Sebbene media e azienda abbiano proditoriamente sottolineato che la protesta non ha ragion d’essere dal momento che i lavoratori e le lavoratrici Amazon sono i e le più pagati/e del settore (1.450 euro lordi al mese… immaginarsi ciò che accade nelle altre aziende), lo sciopero ha in realtà anche e soprattutto motivazioni che attengono alle durissime e spietate condizioni di lavoro: 17-20 ore di movimentazione merci attraverso lo stabilimento, con relativi infortuni e patologie muscolo-scheletriche che colpiscono anche i e le più giovani, controllo asfissiante sui lavoratori e le lavoratrici, che hanno tempi rigidamente cronometrati e inflessibilmente puniti in caso di non rispetto (le vessazioni sui e sulle dipendenti che si recano ai servizi igienici ha un sapore tardo-vittoriano), per non parlare di depressione, ansia e stress fortissimo che colpiscono un numero molto elevato di dipendenti causando spesso l’abbandono per esaurimento. Naturalmente anche la rivendicazione salariale è forte, rivendicando nello specifico la “riduzione del turnover, l’allungamento della durata dei contratti in somministrazione e la condivisione di percorsi di stabilizzazione, il rispetto della parità di trattamento retributiva sui livelli di inquadramento e sulla negoziazione di premi economici integrativi, un utilizzo corretto del monte ore garantito”.

Questa è la realtà della cosiddetta industria 4.0 che dimostra ancora una volta, e rappresenta al meglio, la capacità del capitalismo di combinare tecnologie estremamente moderne e avanzate e forme di sfruttamento tra le più “antiche”, ma a cui il Capitale ricorre ogniqualvolta sia libero di farlo.

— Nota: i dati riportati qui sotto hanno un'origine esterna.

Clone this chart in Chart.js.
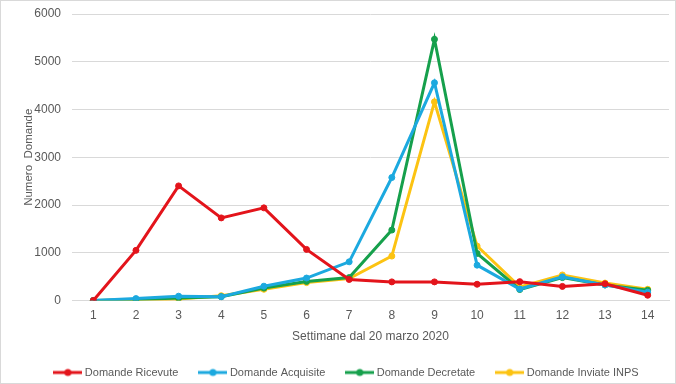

Quasi con una consonanza di intenti, nello stesso momento 800 lavoratori della SAME di Treviglio, organizzati dalle RSU FIOM appartenenti al Sindacato è un’altra Cosa – opposizione CGIL, componevano un corteo multiforme e combattivo recandosi prima alla sede dell’INPS e successivamente al Comune di Treviglio, in sciopero per abrogare la legge Fornero, ritornare al sistema retributivo con 40 anni di contributi e per reclamare a gran voce l’indizione dello sciopero generale. Linee completamente ferme e grande entusiasmo, per una mobilitazione molto ben riuscita.

La giornata di oggi dimostra che:

1) non è vero che, in assoluto, non c’è disponibilità alla mobilitazione da parte di lavoratori e lavoratrici. Anche nelle condizioni di più duro sfruttamento, c’è un chiaro spazio di costruzione per azioni radicali di lotta;
2) questa costruzione, soprattutto in una fase in cui la spinta “dal basso” è molto ridotta, presuppone un’opera costante e quotidiana da parte delle avanguardie sindacali sui luoghi di lavoro, da parte di quel sindacalismo di classe che deve trovare le vie dell’unità d’azione, oltre le divisioni di sigla, oltre rivalità miopi e dannose, a partire dalla costruzione di scadenze concrete di mobilitazione, in cui la convergenza avrebbe un effetto moltiplicatore;
3) c’è la potenzialità di unire e ricomporre le lotte che, pur attualmente piccole e frammentate, esistono comunque su tutto il territorio nazionale, sulla base di una prospettiva e parole d’ordine chiare, in grado di contribuire al superamento delle divisioni generazionali e settoriali per la saldatura di un’unità di classe al cui sabotaggio padroni e governo lavorano quotidianamente in maniera scientifica;
4) c’è spazio per la costruzione di mobilitazioni almeno europee, in cui lavoratori e lavoratrici impiegati/e nella stessa azienda multinazionale possano condurre campagne e vertenze contro condizioni salariali e lavorative che li accomunano, rafforzando l’efficacia della lotta e l’unità oltre le frontiere.

Il lavoro da fare è moltissimo e difficile, ma i segnali che giungono dai lavoratori e dalle lavoratrici in lotta, ci suggeriscono che c’è anche terreno fertile per la ricostruzione di un nuovo movimento operaio e che ci sono buoni motivi per contemperare il pessimismo della ragione con l’ottimismo della volontà.